**Job:**
Return the lines below that carry the word "code".

**Listing:**
·····
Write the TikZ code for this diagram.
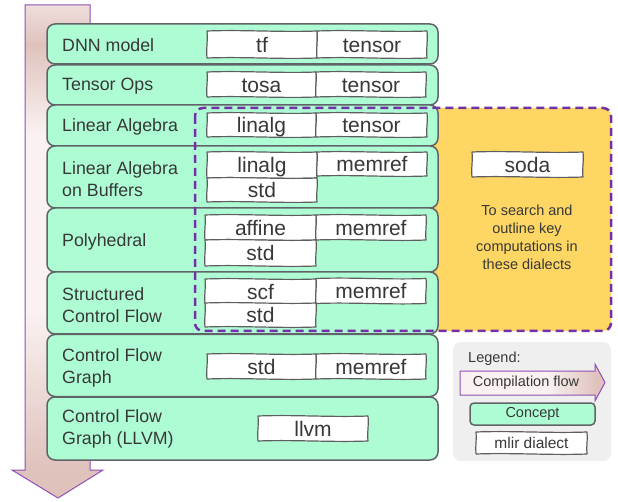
·····
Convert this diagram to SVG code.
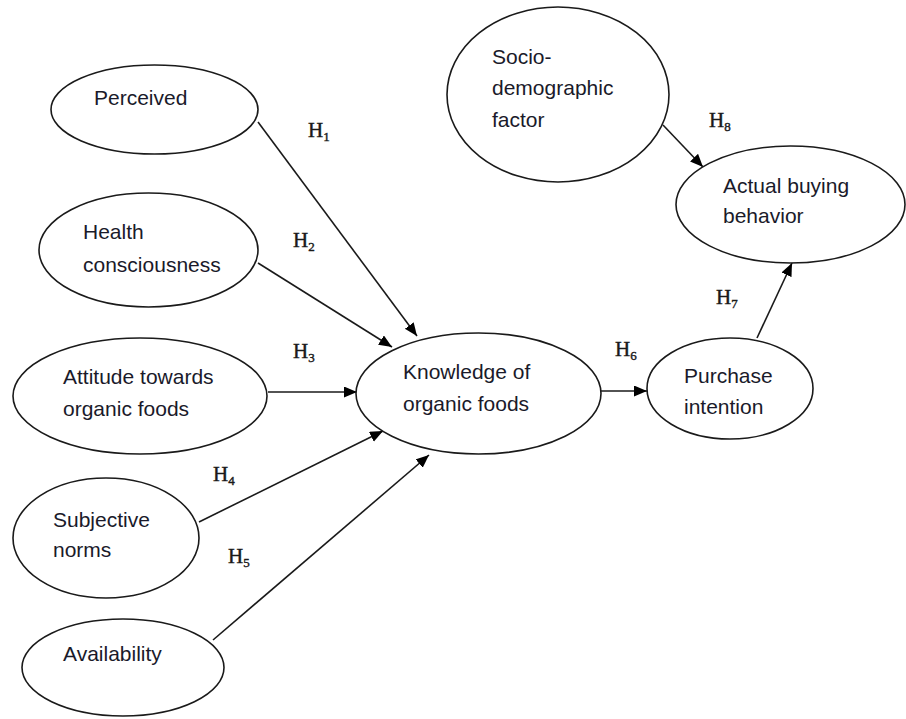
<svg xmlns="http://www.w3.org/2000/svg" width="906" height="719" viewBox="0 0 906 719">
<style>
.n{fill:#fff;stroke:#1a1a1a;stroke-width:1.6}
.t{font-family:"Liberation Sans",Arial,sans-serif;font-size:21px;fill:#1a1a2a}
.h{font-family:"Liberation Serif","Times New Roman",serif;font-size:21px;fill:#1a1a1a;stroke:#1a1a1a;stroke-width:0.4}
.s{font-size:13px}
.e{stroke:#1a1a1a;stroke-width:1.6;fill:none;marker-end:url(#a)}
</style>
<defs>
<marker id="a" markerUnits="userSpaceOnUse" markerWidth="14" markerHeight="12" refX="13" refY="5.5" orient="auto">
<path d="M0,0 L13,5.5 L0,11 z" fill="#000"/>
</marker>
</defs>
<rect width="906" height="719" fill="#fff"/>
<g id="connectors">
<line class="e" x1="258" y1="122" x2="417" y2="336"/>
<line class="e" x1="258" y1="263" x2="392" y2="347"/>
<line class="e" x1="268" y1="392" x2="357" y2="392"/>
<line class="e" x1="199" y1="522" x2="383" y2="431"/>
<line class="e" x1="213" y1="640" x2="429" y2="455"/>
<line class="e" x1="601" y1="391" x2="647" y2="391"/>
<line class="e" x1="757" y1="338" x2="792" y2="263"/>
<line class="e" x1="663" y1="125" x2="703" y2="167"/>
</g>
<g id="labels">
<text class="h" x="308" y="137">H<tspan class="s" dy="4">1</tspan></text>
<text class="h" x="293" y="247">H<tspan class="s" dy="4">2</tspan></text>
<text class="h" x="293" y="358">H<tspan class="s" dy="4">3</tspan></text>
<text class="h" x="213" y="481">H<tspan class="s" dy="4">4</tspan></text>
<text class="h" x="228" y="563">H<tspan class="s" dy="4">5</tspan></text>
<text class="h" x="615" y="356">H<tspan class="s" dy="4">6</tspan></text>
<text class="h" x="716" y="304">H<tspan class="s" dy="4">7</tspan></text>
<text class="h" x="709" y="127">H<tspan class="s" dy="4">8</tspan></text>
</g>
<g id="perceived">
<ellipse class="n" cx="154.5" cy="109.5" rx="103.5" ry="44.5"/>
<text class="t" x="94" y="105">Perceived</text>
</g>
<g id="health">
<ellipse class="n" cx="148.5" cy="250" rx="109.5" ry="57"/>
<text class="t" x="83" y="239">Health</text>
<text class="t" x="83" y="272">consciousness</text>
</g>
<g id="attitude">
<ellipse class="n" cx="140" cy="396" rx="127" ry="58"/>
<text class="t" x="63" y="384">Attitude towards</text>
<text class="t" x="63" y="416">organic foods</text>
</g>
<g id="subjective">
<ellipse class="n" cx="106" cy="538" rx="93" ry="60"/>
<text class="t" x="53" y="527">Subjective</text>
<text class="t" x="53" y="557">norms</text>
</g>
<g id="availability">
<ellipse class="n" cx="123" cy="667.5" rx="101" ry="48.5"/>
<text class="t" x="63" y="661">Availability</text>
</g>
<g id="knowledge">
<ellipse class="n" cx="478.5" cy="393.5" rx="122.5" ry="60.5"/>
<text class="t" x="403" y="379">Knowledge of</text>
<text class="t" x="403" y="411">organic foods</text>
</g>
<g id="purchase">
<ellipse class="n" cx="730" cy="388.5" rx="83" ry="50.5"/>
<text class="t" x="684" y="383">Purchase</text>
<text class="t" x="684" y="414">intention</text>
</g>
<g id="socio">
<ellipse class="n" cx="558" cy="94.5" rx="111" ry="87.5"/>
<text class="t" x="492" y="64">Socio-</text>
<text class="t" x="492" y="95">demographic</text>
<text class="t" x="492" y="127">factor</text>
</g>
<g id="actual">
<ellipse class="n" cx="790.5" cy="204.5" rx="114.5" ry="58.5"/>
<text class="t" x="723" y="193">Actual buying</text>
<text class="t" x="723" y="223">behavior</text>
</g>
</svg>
·····
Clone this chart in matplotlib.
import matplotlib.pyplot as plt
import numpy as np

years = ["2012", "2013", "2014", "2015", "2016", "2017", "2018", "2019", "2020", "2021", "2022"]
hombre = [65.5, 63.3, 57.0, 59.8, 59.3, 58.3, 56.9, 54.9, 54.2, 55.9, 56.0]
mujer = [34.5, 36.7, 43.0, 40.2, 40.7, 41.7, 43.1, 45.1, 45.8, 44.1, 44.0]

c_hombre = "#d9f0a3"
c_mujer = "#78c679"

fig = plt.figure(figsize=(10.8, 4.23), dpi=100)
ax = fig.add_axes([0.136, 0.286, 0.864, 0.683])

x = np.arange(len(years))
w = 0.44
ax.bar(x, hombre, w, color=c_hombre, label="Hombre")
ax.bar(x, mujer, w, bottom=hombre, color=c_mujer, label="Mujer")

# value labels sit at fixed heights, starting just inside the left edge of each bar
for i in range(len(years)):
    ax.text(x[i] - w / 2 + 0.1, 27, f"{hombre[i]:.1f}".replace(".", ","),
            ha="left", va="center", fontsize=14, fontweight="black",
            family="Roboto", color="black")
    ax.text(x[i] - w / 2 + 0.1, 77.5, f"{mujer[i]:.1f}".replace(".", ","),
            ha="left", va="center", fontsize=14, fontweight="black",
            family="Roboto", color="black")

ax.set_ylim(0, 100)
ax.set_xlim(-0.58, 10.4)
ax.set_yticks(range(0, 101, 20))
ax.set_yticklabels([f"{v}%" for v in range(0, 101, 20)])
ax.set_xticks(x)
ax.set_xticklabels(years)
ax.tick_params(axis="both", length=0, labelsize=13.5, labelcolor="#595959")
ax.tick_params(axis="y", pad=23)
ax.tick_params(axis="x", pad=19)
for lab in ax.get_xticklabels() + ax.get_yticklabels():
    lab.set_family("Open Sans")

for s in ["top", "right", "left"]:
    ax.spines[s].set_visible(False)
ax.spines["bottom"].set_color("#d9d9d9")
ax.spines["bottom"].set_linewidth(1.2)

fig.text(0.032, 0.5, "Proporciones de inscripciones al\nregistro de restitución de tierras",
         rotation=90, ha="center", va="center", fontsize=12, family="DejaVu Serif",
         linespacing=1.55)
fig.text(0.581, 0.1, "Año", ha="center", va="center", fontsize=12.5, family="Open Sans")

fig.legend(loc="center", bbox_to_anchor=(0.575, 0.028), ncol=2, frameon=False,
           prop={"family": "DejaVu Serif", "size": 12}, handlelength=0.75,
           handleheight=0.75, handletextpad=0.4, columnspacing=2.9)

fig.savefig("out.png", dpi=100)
·····
**Output for this exercise:**
Write the TikZ code for this diagram.
Convert this diagram to SVG code.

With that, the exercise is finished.